- [Dataset content]
····················

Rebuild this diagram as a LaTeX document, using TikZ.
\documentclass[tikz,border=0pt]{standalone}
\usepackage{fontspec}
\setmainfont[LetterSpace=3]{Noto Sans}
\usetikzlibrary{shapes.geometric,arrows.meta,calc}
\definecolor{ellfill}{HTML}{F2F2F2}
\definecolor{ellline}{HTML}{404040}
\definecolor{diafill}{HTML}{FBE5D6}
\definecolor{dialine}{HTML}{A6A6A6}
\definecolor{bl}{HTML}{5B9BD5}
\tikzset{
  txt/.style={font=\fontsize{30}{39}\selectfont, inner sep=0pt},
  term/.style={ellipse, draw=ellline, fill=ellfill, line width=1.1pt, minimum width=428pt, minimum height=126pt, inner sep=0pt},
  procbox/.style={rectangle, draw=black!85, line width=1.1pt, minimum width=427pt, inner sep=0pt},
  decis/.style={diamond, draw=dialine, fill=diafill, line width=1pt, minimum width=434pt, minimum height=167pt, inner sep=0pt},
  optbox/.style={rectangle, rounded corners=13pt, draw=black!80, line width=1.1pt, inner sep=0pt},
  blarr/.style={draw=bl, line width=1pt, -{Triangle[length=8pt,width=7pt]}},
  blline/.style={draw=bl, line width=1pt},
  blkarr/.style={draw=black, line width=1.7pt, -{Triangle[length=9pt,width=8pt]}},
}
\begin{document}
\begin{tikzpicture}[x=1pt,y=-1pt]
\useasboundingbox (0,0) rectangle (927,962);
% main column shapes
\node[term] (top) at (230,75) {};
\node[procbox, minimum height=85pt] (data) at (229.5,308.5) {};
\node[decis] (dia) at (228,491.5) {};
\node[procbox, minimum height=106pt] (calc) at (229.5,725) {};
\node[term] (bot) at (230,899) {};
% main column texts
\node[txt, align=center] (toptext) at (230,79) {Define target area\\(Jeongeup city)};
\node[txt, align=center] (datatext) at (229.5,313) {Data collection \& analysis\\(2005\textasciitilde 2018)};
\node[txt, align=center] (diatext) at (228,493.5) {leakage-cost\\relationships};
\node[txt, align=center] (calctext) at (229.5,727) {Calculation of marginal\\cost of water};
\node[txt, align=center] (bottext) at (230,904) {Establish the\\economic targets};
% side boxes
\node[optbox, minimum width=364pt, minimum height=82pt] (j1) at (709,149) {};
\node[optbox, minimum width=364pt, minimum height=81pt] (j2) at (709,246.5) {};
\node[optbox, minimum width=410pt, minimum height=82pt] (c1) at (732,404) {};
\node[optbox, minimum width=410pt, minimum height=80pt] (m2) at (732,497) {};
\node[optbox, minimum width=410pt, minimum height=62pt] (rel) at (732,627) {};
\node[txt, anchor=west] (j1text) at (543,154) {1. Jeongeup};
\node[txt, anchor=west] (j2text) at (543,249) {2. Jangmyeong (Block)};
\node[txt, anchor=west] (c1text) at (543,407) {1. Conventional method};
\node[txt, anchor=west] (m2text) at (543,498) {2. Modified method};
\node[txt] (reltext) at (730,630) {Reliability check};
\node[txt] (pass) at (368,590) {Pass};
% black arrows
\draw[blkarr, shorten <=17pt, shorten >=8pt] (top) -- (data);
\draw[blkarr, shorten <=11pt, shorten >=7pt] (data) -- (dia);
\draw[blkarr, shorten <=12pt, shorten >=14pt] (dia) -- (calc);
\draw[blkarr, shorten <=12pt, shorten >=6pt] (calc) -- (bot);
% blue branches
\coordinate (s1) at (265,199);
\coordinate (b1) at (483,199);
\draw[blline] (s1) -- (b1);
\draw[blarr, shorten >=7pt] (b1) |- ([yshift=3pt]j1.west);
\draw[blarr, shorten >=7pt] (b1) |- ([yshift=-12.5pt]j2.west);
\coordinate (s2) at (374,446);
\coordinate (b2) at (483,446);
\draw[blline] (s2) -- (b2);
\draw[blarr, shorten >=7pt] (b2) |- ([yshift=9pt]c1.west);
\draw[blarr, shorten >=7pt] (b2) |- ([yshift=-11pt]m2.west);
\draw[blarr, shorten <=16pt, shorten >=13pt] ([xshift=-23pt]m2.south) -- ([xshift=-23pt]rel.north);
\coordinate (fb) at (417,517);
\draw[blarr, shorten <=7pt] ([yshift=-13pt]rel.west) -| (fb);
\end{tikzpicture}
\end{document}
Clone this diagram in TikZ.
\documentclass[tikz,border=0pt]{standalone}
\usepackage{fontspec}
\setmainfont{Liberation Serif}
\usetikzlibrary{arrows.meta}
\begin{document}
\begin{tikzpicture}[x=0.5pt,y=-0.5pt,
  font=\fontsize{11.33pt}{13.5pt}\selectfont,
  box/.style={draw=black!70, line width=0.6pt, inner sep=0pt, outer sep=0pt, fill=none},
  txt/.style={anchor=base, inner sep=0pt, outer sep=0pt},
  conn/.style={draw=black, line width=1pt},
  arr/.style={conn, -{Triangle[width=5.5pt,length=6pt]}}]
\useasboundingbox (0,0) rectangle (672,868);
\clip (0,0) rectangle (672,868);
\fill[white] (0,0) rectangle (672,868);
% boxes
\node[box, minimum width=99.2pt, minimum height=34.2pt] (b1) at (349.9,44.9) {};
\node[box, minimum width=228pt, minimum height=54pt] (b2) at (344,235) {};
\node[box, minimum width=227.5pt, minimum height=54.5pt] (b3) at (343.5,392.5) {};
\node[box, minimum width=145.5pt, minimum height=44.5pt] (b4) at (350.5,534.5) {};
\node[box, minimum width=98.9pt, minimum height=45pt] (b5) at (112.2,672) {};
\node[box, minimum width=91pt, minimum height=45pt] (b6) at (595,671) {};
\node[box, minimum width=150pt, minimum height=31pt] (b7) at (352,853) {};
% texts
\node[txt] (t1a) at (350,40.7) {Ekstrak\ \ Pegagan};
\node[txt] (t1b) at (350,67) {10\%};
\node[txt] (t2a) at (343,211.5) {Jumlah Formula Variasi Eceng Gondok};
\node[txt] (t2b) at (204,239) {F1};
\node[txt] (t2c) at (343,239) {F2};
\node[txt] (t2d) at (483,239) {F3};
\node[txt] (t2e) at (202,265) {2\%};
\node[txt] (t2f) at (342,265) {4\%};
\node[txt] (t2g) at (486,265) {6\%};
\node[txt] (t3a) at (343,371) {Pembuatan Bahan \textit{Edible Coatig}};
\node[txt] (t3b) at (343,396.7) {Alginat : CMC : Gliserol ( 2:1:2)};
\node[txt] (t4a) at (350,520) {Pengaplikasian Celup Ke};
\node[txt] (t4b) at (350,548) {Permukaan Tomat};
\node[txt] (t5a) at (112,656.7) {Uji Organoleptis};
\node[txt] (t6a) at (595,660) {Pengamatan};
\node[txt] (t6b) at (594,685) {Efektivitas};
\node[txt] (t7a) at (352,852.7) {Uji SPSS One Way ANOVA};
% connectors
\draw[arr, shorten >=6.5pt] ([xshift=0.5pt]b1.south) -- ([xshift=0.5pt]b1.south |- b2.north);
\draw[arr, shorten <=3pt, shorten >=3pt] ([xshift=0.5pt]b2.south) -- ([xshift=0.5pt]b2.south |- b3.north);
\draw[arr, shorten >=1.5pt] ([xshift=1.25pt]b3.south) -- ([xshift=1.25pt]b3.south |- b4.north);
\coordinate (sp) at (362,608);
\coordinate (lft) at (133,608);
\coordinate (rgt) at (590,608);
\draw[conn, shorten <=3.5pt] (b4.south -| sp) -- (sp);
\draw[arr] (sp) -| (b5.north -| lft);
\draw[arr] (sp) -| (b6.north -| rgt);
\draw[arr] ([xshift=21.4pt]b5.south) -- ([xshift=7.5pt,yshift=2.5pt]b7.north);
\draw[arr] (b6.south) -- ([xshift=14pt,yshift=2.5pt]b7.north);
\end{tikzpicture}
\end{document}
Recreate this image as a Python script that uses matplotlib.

····················

- [Short problem] From the records given above, copy all lines containing "this".

- [Output of the exercise]
Rebuild this diagram as a LaTeX document, using TikZ.
Clone this diagram in TikZ.
Recreate this image as a Python script that uses matplotlib.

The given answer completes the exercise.